Material provided —
-.-.-
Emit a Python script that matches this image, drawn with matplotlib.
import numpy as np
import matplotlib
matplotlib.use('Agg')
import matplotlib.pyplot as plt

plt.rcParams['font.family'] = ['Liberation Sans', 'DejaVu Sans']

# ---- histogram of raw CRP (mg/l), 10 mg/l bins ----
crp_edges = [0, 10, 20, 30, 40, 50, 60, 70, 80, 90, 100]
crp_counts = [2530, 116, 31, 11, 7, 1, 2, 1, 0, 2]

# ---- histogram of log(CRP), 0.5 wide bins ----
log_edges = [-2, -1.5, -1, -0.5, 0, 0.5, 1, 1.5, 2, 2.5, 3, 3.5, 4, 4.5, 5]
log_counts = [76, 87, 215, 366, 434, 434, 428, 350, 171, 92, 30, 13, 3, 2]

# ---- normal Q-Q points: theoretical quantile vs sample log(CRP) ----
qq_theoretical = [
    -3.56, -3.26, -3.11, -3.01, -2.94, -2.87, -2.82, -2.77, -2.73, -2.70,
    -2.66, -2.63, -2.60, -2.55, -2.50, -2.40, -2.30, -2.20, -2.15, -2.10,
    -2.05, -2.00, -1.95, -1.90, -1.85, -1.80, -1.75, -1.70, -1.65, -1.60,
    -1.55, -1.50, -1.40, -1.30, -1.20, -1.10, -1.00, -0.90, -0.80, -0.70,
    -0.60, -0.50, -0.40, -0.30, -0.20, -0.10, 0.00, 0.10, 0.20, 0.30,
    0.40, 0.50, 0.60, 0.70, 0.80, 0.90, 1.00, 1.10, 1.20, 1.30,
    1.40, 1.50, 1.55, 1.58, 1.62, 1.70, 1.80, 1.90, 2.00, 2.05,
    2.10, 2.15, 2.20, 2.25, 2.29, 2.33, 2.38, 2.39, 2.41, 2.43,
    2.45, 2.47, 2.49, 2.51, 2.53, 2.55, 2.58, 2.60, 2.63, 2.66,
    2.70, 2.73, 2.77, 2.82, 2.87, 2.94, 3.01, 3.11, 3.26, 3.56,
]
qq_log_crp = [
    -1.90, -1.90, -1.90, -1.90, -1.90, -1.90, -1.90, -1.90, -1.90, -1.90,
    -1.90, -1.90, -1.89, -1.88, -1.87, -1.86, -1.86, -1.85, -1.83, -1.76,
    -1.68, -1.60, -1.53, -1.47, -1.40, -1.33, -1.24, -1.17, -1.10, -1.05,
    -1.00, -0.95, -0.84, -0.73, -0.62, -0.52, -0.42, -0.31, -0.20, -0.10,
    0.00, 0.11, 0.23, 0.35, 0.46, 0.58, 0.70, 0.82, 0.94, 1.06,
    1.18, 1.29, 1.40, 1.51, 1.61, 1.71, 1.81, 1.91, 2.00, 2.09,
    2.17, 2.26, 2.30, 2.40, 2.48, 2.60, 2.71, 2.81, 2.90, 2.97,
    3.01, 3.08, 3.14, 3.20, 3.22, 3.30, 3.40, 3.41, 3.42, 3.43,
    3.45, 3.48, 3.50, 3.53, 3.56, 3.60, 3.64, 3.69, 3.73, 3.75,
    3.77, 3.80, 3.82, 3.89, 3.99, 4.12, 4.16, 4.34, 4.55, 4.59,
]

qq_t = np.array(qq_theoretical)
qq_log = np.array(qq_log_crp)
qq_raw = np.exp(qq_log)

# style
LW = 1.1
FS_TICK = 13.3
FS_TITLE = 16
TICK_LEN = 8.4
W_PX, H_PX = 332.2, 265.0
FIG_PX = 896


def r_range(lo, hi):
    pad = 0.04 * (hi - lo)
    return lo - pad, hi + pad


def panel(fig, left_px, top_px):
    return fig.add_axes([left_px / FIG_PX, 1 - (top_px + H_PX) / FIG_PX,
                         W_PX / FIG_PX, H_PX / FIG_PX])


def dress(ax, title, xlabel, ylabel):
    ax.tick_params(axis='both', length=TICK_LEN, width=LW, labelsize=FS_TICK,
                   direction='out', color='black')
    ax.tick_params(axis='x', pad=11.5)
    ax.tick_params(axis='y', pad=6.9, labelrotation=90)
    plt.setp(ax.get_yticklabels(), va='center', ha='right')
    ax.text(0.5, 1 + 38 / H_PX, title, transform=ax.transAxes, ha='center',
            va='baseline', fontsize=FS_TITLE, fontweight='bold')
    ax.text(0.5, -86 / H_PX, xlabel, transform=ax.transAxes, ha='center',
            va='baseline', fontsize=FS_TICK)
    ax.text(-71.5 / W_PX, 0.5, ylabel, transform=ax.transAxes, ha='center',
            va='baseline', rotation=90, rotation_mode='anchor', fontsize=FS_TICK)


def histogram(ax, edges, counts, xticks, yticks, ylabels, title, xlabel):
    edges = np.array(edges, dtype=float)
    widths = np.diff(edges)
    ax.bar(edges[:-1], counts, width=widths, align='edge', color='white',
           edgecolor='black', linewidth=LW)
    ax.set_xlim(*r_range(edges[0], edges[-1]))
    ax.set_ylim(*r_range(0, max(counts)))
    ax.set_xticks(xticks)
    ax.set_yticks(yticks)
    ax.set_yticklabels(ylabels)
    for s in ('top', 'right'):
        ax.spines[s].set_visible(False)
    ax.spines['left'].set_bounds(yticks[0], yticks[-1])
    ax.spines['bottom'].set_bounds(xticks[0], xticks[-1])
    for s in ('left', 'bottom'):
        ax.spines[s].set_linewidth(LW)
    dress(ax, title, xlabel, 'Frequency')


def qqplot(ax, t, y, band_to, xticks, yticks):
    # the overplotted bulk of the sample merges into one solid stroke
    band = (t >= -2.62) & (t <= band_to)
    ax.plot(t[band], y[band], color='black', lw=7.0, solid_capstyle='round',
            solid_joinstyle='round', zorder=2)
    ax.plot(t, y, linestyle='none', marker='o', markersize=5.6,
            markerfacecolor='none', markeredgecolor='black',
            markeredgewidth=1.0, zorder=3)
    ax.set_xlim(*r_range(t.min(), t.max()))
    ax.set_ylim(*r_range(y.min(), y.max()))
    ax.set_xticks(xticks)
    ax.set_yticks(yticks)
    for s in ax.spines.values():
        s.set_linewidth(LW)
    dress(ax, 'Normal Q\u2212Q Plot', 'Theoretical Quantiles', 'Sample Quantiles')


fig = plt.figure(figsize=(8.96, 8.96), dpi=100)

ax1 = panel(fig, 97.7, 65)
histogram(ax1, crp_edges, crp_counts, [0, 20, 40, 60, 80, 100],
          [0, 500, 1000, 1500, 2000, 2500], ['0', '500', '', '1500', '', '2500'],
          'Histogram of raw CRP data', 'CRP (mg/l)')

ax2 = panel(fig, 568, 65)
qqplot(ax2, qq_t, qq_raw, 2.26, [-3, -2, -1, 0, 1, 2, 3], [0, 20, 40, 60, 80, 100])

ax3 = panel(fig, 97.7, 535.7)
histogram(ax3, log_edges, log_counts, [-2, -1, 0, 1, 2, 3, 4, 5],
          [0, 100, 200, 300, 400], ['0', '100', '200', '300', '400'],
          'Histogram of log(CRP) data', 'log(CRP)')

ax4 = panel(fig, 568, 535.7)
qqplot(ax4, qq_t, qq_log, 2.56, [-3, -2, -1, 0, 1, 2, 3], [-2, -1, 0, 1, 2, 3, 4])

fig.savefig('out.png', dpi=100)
-.-.-
To be done — Transcribe the material exactly as it reads.

Solution for this task —
Emit a Python script that matches this image, drawn with matplotlib.
import numpy as np
import matplotlib
matplotlib.use('Agg')
import matplotlib.pyplot as plt

plt.rcParams['font.family'] = ['Liberation Sans', 'DejaVu Sans']

# ---- histogram of raw CRP (mg/l), 10 mg/l bins ----
crp_edges = [0, 10, 20, 30, 40, 50, 60, 70, 80, 90, 100]
crp_counts = [2530, 116, 31, 11, 7, 1, 2, 1, 0, 2]

# ---- histogram of log(CRP), 0.5 wide bins ----
log_edges = [-2, -1.5, -1, -0.5, 0, 0.5, 1, 1.5, 2, 2.5, 3, 3.5, 4, 4.5, 5]
log_counts = [76, 87, 215, 366, 434, 434, 428, 350, 171, 92, 30, 13, 3, 2]

# ---- normal Q-Q points: theoretical quantile vs sample log(CRP) ----
qq_theoretical = [
    -3.56, -3.26, -3.11, -3.01, -2.94, -2.87, -2.82, -2.77, -2.73, -2.70,
    -2.66, -2.63, -2.60, -2.55, -2.50, -2.40, -2.30, -2.20, -2.15, -2.10,
    -2.05, -2.00, -1.95, -1.90, -1.85, -1.80, -1.75, -1.70, -1.65, -1.60,
    -1.55, -1.50, -1.40, -1.30, -1.20, -1.10, -1.00, -0.90, -0.80, -0.70,
    -0.60, -0.50, -0.40, -0.30, -0.20, -0.10, 0.00, 0.10, 0.20, 0.30,
    0.40, 0.50, 0.60, 0.70, 0.80, 0.90, 1.00, 1.10, 1.20, 1.30,
    1.40, 1.50, 1.55, 1.58, 1.62, 1.70, 1.80, 1.90, 2.00, 2.05,
    2.10, 2.15, 2.20, 2.25, 2.29, 2.33, 2.38, 2.39, 2.41, 2.43,
    2.45, 2.47, 2.49, 2.51, 2.53, 2.55, 2.58, 2.60, 2.63, 2.66,
    2.70, 2.73, 2.77, 2.82, 2.87, 2.94, 3.01, 3.11, 3.26, 3.56,
]
qq_log_crp = [
    -1.90, -1.90, -1.90, -1.90, -1.90, -1.90, -1.90, -1.90, -1.90, -1.90,
    -1.90, -1.90, -1.89, -1.88, -1.87, -1.86, -1.86, -1.85, -1.83, -1.76,
    -1.68, -1.60, -1.53, -1.47, -1.40, -1.33, -1.24, -1.17, -1.10, -1.05,
    -1.00, -0.95, -0.84, -0.73, -0.62, -0.52, -0.42, -0.31, -0.20, -0.10,
    0.00, 0.11, 0.23, 0.35, 0.46, 0.58, 0.70, 0.82, 0.94, 1.06,
    1.18, 1.29, 1.40, 1.51, 1.61, 1.71, 1.81, 1.91, 2.00, 2.09,
    2.17, 2.26, 2.30, 2.40, 2.48, 2.60, 2.71, 2.81, 2.90, 2.97,
    3.01, 3.08, 3.14, 3.20, 3.22, 3.30, 3.40, 3.41, 3.42, 3.43,
    3.45, 3.48, 3.50, 3.53, 3.56, 3.60, 3.64, 3.69, 3.73, 3.75,
    3.77, 3.80, 3.82, 3.89, 3.99, 4.12, 4.16, 4.34, 4.55, 4.59,
]

qq_t = np.array(qq_theoretical)
qq_log = np.array(qq_log_crp)
qq_raw = np.exp(qq_log)

# style
LW = 1.1
FS_TICK = 13.3
FS_TITLE = 16
TICK_LEN = 8.4
W_PX, H_PX = 332.2, 265.0
FIG_PX = 896


def r_range(lo, hi):
    pad = 0.04 * (hi - lo)
    return lo - pad, hi + pad


def panel(fig, left_px, top_px):
    return fig.add_axes([left_px / FIG_PX, 1 - (top_px + H_PX) / FIG_PX,
                         W_PX / FIG_PX, H_PX / FIG_PX])


def dress(ax, title, xlabel, ylabel):
    ax.tick_params(axis='both', length=TICK_LEN, width=LW, labelsize=FS_TICK,
                   direction='out', color='black')
    ax.tick_params(axis='x', pad=11.5)
    ax.tick_params(axis='y', pad=6.9, labelrotation=90)
    plt.setp(ax.get_yticklabels(), va='center', ha='right')
    ax.text(0.5, 1 + 38 / H_PX, title, transform=ax.transAxes, ha='center',
            va='baseline', fontsize=FS_TITLE, fontweight='bold')
    ax.text(0.5, -86 / H_PX, xlabel, transform=ax.transAxes, ha='center',
            va='baseline', fontsize=FS_TICK)
    ax.text(-71.5 / W_PX, 0.5, ylabel, transform=ax.transAxes, ha='center',
            va='baseline', rotation=90, rotation_mode='anchor', fontsize=FS_TICK)


def histogram(ax, edges, counts, xticks, yticks, ylabels, title, xlabel):
    edges = np.array(edges, dtype=float)
    widths = np.diff(edges)
    ax.bar(edges[:-1], counts, width=widths, align='edge', color='white',
           edgecolor='black', linewidth=LW)
    ax.set_xlim(*r_range(edges[0], edges[-1]))
    ax.set_ylim(*r_range(0, max(counts)))
    ax.set_xticks(xticks)
    ax.set_yticks(yticks)
    ax.set_yticklabels(ylabels)
    for s in ('top', 'right'):
        ax.spines[s].set_visible(False)
    ax.spines['left'].set_bounds(yticks[0], yticks[-1])
    ax.spines['bottom'].set_bounds(xticks[0], xticks[-1])
    for s in ('left', 'bottom'):
        ax.spines[s].set_linewidth(LW)
    dress(ax, title, xlabel, 'Frequency')


def qqplot(ax, t, y, band_to, xticks, yticks):
    # the overplotted bulk of the sample merges into one solid stroke
    band = (t >= -2.62) & (t <= band_to)
    ax.plot(t[band], y[band], color='black', lw=7.0, solid_capstyle='round',
            solid_joinstyle='round', zorder=2)
    ax.plot(t, y, linestyle='none', marker='o', markersize=5.6,
            markerfacecolor='none', markeredgecolor='black',
            markeredgewidth=1.0, zorder=3)
    ax.set_xlim(*r_range(t.min(), t.max()))
    ax.set_ylim(*r_range(y.min(), y.max()))
    ax.set_xticks(xticks)
    ax.set_yticks(yticks)
    for s in ax.spines.values():
        s.set_linewidth(LW)
    dress(ax, 'Normal Q\u2212Q Plot', 'Theoretical Quantiles', 'Sample Quantiles')


fig = plt.figure(figsize=(8.96, 8.96), dpi=100)

ax1 = panel(fig, 97.7, 65)
histogram(ax1, crp_edges, crp_counts, [0, 20, 40, 60, 80, 100],
          [0, 500, 1000, 1500, 2000, 2500], ['0', '500', '', '1500', '', '2500'],
          'Histogram of raw CRP data', 'CRP (mg/l)')

ax2 = panel(fig, 568, 65)
qqplot(ax2, qq_t, qq_raw, 2.26, [-3, -2, -1, 0, 1, 2, 3], [0, 20, 40, 60, 80, 100])

ax3 = panel(fig, 97.7, 535.7)
histogram(ax3, log_edges, log_counts, [-2, -1, 0, 1, 2, 3, 4, 5],
          [0, 100, 200, 300, 400], ['0', '100', '200', '300', '400'],
          'Histogram of log(CRP) data', 'log(CRP)')

ax4 = panel(fig, 568, 535.7)
qqplot(ax4, qq_t, qq_log, 2.56, [-3, -2, -1, 0, 1, 2, 3], [-2, -1, 0, 1, 2, 3, 4])

fig.savefig('out.png', dpi=100)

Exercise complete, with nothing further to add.